Lines containing the string "Clone" are to be counted; report only how many there are.
-- start of Supplied material --
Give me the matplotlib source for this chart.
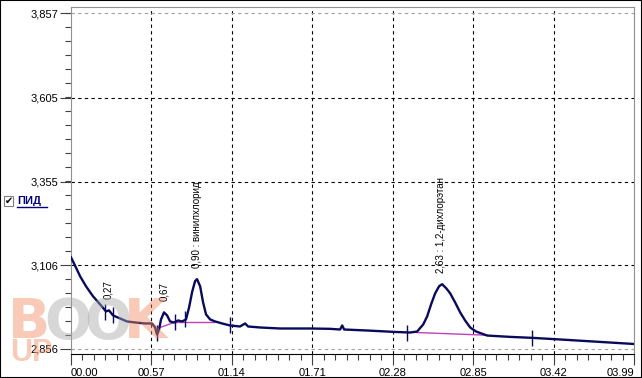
-- end of Supplied material --
-- start of Supplied material --
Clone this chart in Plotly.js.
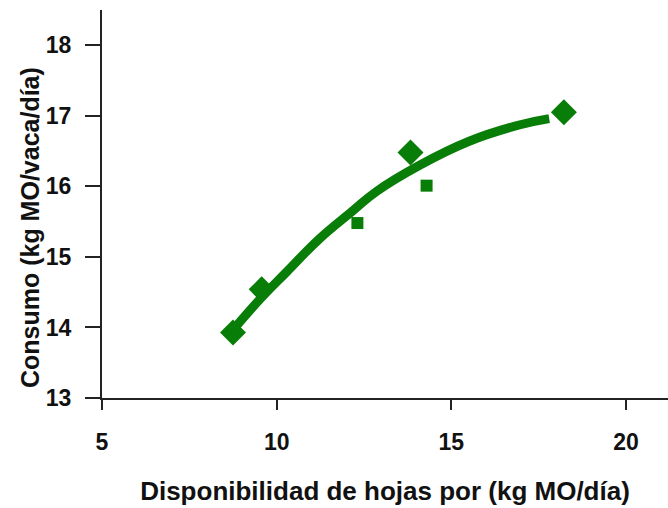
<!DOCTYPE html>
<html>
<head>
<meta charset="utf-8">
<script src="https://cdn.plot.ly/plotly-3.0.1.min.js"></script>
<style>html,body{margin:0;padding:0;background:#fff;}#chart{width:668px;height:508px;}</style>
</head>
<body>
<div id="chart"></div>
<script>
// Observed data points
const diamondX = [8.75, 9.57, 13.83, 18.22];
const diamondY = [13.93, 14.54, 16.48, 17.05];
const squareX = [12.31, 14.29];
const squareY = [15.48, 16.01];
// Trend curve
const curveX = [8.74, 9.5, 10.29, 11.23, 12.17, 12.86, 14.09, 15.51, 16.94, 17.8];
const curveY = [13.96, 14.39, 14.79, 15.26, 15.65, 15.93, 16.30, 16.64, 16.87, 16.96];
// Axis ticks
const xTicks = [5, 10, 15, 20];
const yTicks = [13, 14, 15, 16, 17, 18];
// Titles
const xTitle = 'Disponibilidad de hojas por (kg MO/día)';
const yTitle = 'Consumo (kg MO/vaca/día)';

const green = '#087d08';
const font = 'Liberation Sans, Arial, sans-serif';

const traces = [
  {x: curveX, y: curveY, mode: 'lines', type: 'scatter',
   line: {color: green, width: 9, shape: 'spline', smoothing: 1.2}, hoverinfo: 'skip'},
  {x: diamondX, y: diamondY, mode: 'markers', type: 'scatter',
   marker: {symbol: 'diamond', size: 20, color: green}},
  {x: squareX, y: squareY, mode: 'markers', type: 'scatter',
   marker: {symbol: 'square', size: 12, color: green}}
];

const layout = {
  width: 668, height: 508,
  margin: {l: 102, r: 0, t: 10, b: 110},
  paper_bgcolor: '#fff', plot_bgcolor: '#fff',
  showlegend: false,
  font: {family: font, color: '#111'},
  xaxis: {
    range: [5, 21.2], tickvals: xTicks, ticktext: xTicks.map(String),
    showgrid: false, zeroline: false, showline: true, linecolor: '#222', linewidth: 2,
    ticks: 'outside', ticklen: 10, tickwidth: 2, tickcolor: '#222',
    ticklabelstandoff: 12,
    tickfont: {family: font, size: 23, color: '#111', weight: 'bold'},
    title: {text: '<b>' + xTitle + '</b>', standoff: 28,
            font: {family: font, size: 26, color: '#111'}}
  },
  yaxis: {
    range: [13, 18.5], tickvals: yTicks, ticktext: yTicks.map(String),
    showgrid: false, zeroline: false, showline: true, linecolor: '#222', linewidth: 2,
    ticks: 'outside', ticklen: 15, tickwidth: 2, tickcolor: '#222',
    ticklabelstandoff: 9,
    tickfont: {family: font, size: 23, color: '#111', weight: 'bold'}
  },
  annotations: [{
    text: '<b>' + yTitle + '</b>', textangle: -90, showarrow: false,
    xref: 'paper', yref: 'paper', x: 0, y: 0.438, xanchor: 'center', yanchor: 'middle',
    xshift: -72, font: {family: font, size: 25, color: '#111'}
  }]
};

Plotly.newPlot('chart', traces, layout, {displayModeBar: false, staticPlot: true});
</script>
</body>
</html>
-- end of Supplied material --
-- start of Supplied material --
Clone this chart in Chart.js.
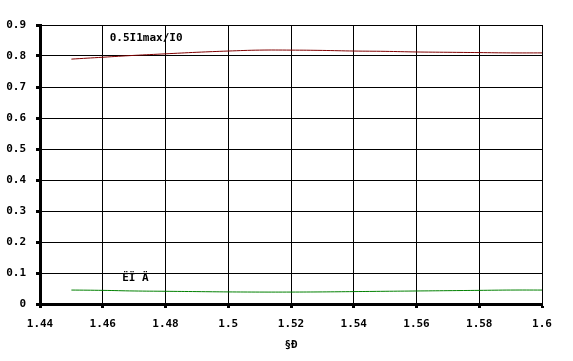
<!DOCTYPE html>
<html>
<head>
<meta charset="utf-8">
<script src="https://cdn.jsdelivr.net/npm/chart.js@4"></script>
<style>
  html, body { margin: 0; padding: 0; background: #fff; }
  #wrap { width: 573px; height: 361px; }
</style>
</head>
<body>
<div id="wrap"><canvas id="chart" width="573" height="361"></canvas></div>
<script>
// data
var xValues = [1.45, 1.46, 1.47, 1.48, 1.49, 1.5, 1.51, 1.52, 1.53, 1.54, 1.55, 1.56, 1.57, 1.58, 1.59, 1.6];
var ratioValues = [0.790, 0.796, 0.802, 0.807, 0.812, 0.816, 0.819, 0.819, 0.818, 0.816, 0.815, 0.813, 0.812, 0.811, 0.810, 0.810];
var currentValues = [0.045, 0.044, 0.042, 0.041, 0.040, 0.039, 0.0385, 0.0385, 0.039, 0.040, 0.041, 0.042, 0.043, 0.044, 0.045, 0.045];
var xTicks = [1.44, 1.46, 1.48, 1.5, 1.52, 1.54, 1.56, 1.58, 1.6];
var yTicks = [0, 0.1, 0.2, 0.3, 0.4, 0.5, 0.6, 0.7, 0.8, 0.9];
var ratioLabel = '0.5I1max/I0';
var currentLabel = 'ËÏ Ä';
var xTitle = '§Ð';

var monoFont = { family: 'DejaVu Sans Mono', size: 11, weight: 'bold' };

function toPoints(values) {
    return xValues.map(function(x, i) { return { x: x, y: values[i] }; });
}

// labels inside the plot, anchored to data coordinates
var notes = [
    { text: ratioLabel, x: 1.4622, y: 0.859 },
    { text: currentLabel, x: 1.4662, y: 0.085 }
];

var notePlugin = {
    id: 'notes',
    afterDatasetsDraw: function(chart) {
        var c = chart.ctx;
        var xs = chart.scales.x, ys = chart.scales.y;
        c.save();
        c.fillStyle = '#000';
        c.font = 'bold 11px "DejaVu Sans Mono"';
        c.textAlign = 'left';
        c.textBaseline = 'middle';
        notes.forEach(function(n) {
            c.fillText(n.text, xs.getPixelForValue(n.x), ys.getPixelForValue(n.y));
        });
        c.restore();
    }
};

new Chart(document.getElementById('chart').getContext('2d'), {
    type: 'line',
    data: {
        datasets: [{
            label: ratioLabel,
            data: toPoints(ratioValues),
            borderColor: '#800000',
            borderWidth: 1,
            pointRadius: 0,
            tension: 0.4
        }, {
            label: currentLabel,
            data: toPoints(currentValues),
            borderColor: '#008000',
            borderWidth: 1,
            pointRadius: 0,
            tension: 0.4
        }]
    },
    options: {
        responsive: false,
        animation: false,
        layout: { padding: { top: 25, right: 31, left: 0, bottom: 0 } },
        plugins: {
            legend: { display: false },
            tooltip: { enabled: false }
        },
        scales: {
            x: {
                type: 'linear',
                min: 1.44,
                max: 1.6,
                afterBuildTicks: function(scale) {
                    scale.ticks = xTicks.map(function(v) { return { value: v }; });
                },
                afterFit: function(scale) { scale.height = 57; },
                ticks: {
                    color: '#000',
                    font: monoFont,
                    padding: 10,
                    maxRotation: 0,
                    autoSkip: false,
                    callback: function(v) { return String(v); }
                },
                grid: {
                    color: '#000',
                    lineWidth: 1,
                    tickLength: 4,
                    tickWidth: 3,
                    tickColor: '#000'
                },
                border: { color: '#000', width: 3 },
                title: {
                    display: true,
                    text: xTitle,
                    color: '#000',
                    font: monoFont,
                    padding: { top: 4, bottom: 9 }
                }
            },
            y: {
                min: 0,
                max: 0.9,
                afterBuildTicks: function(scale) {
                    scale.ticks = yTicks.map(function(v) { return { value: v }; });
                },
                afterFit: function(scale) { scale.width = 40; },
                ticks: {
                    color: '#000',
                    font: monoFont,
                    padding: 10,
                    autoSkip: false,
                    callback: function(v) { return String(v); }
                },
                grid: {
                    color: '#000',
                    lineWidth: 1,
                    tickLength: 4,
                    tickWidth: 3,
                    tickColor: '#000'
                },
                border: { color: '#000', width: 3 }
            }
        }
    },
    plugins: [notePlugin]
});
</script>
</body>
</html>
-- end of Supplied material --
# Solution to this exercise:
2